>> START

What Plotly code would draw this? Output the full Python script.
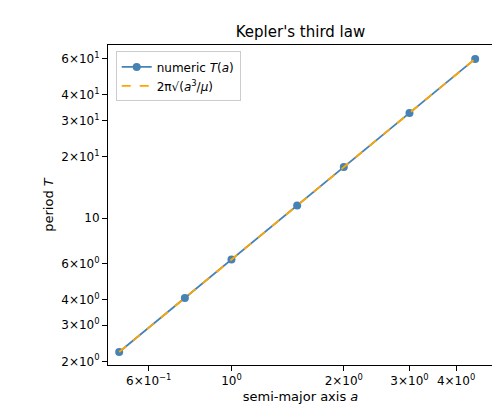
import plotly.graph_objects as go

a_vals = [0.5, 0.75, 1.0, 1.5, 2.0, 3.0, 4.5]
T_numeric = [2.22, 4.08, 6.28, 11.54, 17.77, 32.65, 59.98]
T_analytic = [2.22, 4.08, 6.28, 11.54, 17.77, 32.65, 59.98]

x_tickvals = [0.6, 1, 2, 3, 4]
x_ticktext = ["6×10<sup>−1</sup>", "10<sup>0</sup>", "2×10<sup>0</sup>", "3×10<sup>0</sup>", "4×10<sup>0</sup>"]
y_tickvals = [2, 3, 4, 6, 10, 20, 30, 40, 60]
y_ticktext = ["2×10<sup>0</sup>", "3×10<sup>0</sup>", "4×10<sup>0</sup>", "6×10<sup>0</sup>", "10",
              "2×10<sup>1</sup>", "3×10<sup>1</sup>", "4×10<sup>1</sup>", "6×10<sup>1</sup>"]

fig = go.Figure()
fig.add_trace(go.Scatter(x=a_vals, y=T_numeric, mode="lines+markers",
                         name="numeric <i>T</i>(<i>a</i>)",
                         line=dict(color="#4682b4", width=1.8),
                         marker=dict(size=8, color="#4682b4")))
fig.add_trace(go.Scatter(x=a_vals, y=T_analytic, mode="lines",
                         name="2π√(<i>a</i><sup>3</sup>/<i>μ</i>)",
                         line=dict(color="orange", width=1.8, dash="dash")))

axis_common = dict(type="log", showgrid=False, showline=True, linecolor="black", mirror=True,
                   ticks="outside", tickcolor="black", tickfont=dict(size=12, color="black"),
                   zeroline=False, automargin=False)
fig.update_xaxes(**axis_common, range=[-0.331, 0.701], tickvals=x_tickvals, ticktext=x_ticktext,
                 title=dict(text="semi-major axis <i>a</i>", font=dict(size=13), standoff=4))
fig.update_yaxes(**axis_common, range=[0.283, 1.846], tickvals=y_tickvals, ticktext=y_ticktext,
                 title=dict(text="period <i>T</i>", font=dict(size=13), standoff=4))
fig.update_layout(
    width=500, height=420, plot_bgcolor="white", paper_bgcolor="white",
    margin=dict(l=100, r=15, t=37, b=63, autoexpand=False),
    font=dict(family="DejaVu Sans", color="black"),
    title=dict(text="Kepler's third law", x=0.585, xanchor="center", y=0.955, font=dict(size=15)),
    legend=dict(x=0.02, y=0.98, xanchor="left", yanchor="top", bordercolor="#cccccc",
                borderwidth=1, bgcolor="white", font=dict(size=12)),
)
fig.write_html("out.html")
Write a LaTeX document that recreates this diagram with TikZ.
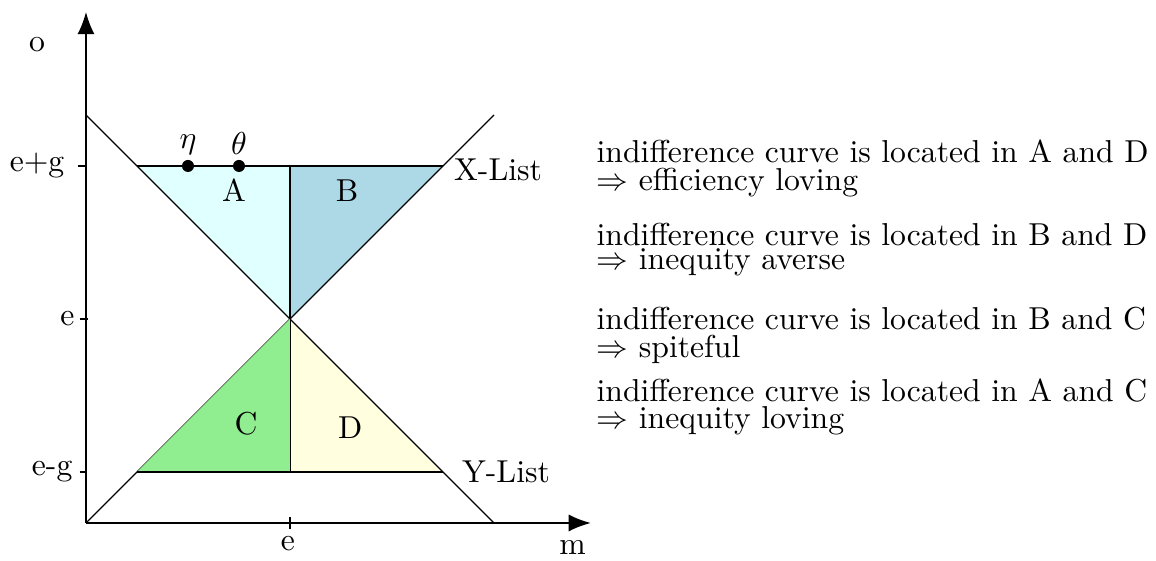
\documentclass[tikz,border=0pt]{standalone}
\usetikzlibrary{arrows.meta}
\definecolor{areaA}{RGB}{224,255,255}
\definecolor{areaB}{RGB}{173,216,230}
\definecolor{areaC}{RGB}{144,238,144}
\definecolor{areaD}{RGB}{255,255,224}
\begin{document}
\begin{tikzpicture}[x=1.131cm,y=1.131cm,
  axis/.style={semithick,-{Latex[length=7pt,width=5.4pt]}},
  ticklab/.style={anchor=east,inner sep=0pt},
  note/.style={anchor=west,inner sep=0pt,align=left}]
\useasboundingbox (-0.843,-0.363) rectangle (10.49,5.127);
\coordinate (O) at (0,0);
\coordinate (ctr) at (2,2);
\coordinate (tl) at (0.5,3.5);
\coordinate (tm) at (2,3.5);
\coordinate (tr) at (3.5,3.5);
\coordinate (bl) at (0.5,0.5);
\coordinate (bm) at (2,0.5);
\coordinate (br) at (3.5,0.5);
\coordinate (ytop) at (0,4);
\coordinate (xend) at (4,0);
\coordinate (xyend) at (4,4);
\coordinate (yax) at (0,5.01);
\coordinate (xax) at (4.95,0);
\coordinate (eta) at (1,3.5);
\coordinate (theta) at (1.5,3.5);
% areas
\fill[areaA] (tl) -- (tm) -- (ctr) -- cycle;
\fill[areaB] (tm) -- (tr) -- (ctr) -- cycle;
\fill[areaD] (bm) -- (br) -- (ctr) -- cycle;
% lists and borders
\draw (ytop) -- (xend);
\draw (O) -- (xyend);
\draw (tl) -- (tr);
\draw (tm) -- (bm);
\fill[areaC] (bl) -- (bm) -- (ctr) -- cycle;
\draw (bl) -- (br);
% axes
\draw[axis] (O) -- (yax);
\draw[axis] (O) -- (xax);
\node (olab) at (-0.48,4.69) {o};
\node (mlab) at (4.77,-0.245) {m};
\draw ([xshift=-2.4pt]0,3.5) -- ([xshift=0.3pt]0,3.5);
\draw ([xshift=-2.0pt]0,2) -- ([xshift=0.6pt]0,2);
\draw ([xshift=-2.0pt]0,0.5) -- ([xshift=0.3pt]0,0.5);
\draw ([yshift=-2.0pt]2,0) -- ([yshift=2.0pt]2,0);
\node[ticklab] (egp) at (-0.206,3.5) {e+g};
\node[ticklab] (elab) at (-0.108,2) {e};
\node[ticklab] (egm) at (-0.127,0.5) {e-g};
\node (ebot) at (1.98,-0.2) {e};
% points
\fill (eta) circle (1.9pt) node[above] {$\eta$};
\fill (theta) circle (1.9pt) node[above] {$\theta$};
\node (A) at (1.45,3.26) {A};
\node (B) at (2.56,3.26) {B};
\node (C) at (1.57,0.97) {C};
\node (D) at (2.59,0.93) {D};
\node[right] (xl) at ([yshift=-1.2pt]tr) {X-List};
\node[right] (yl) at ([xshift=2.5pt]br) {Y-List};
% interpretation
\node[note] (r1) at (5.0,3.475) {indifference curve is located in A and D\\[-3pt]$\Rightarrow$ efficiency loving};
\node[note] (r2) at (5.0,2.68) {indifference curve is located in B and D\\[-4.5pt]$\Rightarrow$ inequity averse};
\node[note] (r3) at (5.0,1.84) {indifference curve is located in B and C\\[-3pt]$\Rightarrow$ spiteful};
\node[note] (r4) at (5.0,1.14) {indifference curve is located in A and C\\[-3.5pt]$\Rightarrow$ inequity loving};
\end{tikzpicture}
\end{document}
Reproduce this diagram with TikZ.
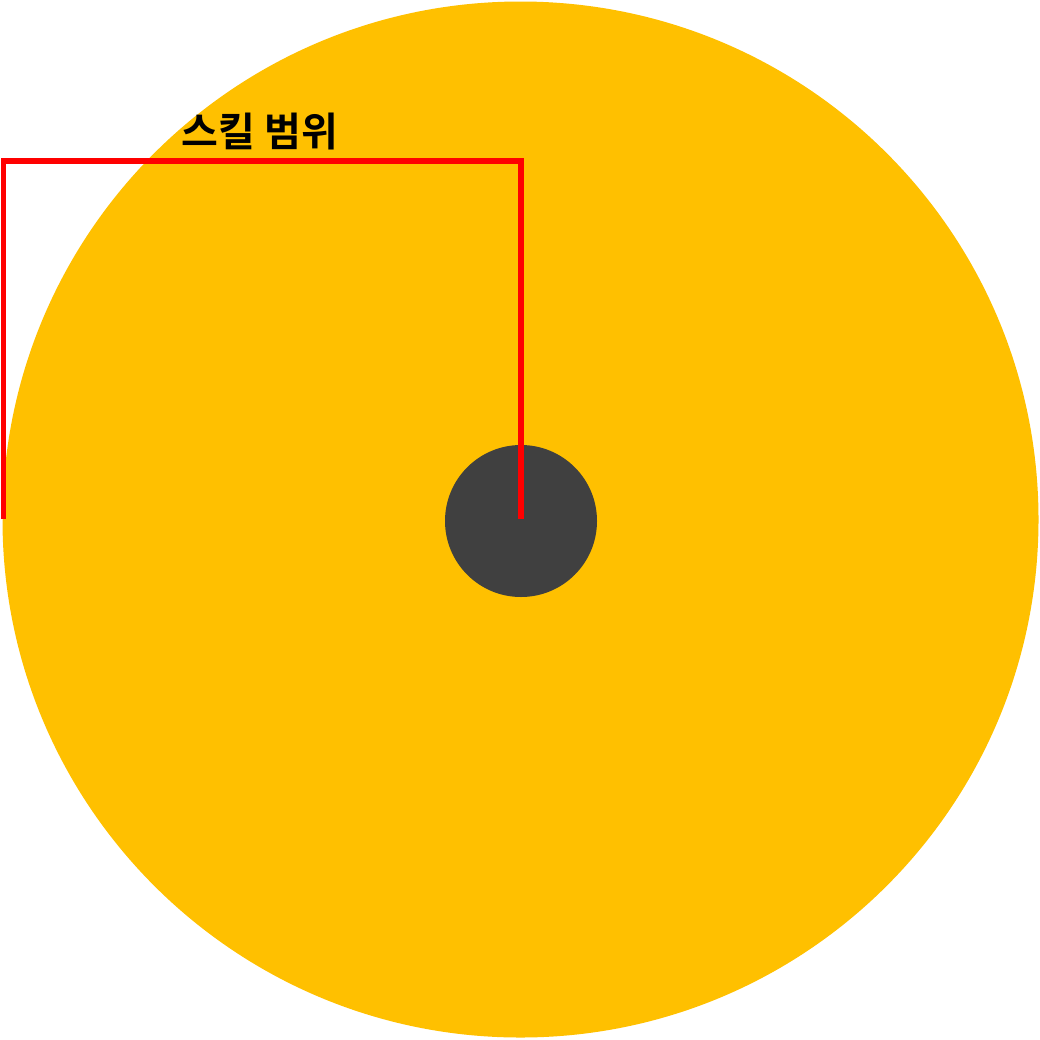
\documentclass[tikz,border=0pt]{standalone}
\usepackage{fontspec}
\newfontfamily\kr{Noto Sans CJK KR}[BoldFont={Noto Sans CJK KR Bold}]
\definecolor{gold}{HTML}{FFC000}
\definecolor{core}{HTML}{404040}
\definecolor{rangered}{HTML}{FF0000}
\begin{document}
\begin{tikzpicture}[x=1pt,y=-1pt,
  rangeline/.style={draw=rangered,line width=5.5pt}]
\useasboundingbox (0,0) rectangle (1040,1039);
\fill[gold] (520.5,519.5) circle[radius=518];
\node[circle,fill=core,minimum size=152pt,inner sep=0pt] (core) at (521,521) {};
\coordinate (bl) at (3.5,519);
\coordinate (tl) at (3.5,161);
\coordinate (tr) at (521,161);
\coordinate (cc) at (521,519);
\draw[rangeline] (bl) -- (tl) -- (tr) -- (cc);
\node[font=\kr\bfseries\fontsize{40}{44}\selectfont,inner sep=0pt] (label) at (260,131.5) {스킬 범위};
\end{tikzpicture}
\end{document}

>> END

Written exercise
Transcribe the whole listing exactly. Pictures are excluded.

Result of the task
What Plotly code would draw this? Output the full Python script.
import plotly.graph_objects as go

a_vals = [0.5, 0.75, 1.0, 1.5, 2.0, 3.0, 4.5]
T_numeric = [2.22, 4.08, 6.28, 11.54, 17.77, 32.65, 59.98]
T_analytic = [2.22, 4.08, 6.28, 11.54, 17.77, 32.65, 59.98]

x_tickvals = [0.6, 1, 2, 3, 4]
x_ticktext = ["6×10<sup>−1</sup>", "10<sup>0</sup>", "2×10<sup>0</sup>", "3×10<sup>0</sup>", "4×10<sup>0</sup>"]
y_tickvals = [2, 3, 4, 6, 10, 20, 30, 40, 60]
y_ticktext = ["2×10<sup>0</sup>", "3×10<sup>0</sup>", "4×10<sup>0</sup>", "6×10<sup>0</sup>", "10",
              "2×10<sup>1</sup>", "3×10<sup>1</sup>", "4×10<sup>1</sup>", "6×10<sup>1</sup>"]

fig = go.Figure()
fig.add_trace(go.Scatter(x=a_vals, y=T_numeric, mode="lines+markers",
                         name="numeric <i>T</i>(<i>a</i>)",
                         line=dict(color="#4682b4", width=1.8),
                         marker=dict(size=8, color="#4682b4")))
fig.add_trace(go.Scatter(x=a_vals, y=T_analytic, mode="lines",
                         name="2π√(<i>a</i><sup>3</sup>/<i>μ</i>)",
                         line=dict(color="orange", width=1.8, dash="dash")))

axis_common = dict(type="log", showgrid=False, showline=True, linecolor="black", mirror=True,
                   ticks="outside", tickcolor="black", tickfont=dict(size=12, color="black"),
                   zeroline=False, automargin=False)
fig.update_xaxes(**axis_common, range=[-0.331, 0.701], tickvals=x_tickvals, ticktext=x_ticktext,
                 title=dict(text="semi-major axis <i>a</i>", font=dict(size=13), standoff=4))
fig.update_yaxes(**axis_common, range=[0.283, 1.846], tickvals=y_tickvals, ticktext=y_ticktext,
                 title=dict(text="period <i>T</i>", font=dict(size=13), standoff=4))
fig.update_layout(
    width=500, height=420, plot_bgcolor="white", paper_bgcolor="white",
    margin=dict(l=100, r=15, t=37, b=63, autoexpand=False),
    font=dict(family="DejaVu Sans", color="black"),
    title=dict(text="Kepler's third law", x=0.585, xanchor="center", y=0.955, font=dict(size=15)),
    legend=dict(x=0.02, y=0.98, xanchor="left", yanchor="top", bordercolor="#cccccc",
                borderwidth=1, bgcolor="white", font=dict(size=12)),
)
fig.write_html("out.html")
Write a LaTeX document that recreates this diagram with TikZ.
\documentclass[tikz,border=0pt]{standalone}
\usetikzlibrary{arrows.meta}
\definecolor{areaA}{RGB}{224,255,255}
\definecolor{areaB}{RGB}{173,216,230}
\definecolor{areaC}{RGB}{144,238,144}
\definecolor{areaD}{RGB}{255,255,224}
\begin{document}
\begin{tikzpicture}[x=1.131cm,y=1.131cm,
  axis/.style={semithick,-{Latex[length=7pt,width=5.4pt]}},
  ticklab/.style={anchor=east,inner sep=0pt},
  note/.style={anchor=west,inner sep=0pt,align=left}]
\useasboundingbox (-0.843,-0.363) rectangle (10.49,5.127);
\coordinate (O) at (0,0);
\coordinate (ctr) at (2,2);
\coordinate (tl) at (0.5,3.5);
\coordinate (tm) at (2,3.5);
\coordinate (tr) at (3.5,3.5);
\coordinate (bl) at (0.5,0.5);
\coordinate (bm) at (2,0.5);
\coordinate (br) at (3.5,0.5);
\coordinate (ytop) at (0,4);
\coordinate (xend) at (4,0);
\coordinate (xyend) at (4,4);
\coordinate (yax) at (0,5.01);
\coordinate (xax) at (4.95,0);
\coordinate (eta) at (1,3.5);
\coordinate (theta) at (1.5,3.5);
% areas
\fill[areaA] (tl) -- (tm) -- (ctr) -- cycle;
\fill[areaB] (tm) -- (tr) -- (ctr) -- cycle;
\fill[areaD] (bm) -- (br) -- (ctr) -- cycle;
% lists and borders
\draw (ytop) -- (xend);
\draw (O) -- (xyend);
\draw (tl) -- (tr);
\draw (tm) -- (bm);
\fill[areaC] (bl) -- (bm) -- (ctr) -- cycle;
\draw (bl) -- (br);
% axes
\draw[axis] (O) -- (yax);
\draw[axis] (O) -- (xax);
\node (olab) at (-0.48,4.69) {o};
\node (mlab) at (4.77,-0.245) {m};
\draw ([xshift=-2.4pt]0,3.5) -- ([xshift=0.3pt]0,3.5);
\draw ([xshift=-2.0pt]0,2) -- ([xshift=0.6pt]0,2);
\draw ([xshift=-2.0pt]0,0.5) -- ([xshift=0.3pt]0,0.5);
\draw ([yshift=-2.0pt]2,0) -- ([yshift=2.0pt]2,0);
\node[ticklab] (egp) at (-0.206,3.5) {e+g};
\node[ticklab] (elab) at (-0.108,2) {e};
\node[ticklab] (egm) at (-0.127,0.5) {e-g};
\node (ebot) at (1.98,-0.2) {e};
% points
\fill (eta) circle (1.9pt) node[above] {$\eta$};
\fill (theta) circle (1.9pt) node[above] {$\theta$};
\node (A) at (1.45,3.26) {A};
\node (B) at (2.56,3.26) {B};
\node (C) at (1.57,0.97) {C};
\node (D) at (2.59,0.93) {D};
\node[right] (xl) at ([yshift=-1.2pt]tr) {X-List};
\node[right] (yl) at ([xshift=2.5pt]br) {Y-List};
% interpretation
\node[note] (r1) at (5.0,3.475) {indifference curve is located in A and D\\[-3pt]$\Rightarrow$ efficiency loving};
\node[note] (r2) at (5.0,2.68) {indifference curve is located in B and D\\[-4.5pt]$\Rightarrow$ inequity averse};
\node[note] (r3) at (5.0,1.84) {indifference curve is located in B and C\\[-3pt]$\Rightarrow$ spiteful};
\node[note] (r4) at (5.0,1.14) {indifference curve is located in A and C\\[-3.5pt]$\Rightarrow$ inequity loving};
\end{tikzpicture}
\end{document}
Reproduce this diagram with TikZ.
\documentclass[tikz,border=0pt]{standalone}
\usepackage{fontspec}
\newfontfamily\kr{Noto Sans CJK KR}[BoldFont={Noto Sans CJK KR Bold}]
\definecolor{gold}{HTML}{FFC000}
\definecolor{core}{HTML}{404040}
\definecolor{rangered}{HTML}{FF0000}
\begin{document}
\begin{tikzpicture}[x=1pt,y=-1pt,
  rangeline/.style={draw=rangered,line width=5.5pt}]
\useasboundingbox (0,0) rectangle (1040,1039);
\fill[gold] (520.5,519.5) circle[radius=518];
\node[circle,fill=core,minimum size=152pt,inner sep=0pt] (core) at (521,521) {};
\coordinate (bl) at (3.5,519);
\coordinate (tl) at (3.5,161);
\coordinate (tr) at (521,161);
\coordinate (cc) at (521,519);
\draw[rangeline] (bl) -- (tl) -- (tr) -- (cc);
\node[font=\kr\bfseries\fontsize{40}{44}\selectfont,inner sep=0pt] (label) at (260,131.5) {스킬 범위};
\end{tikzpicture}
\end{document}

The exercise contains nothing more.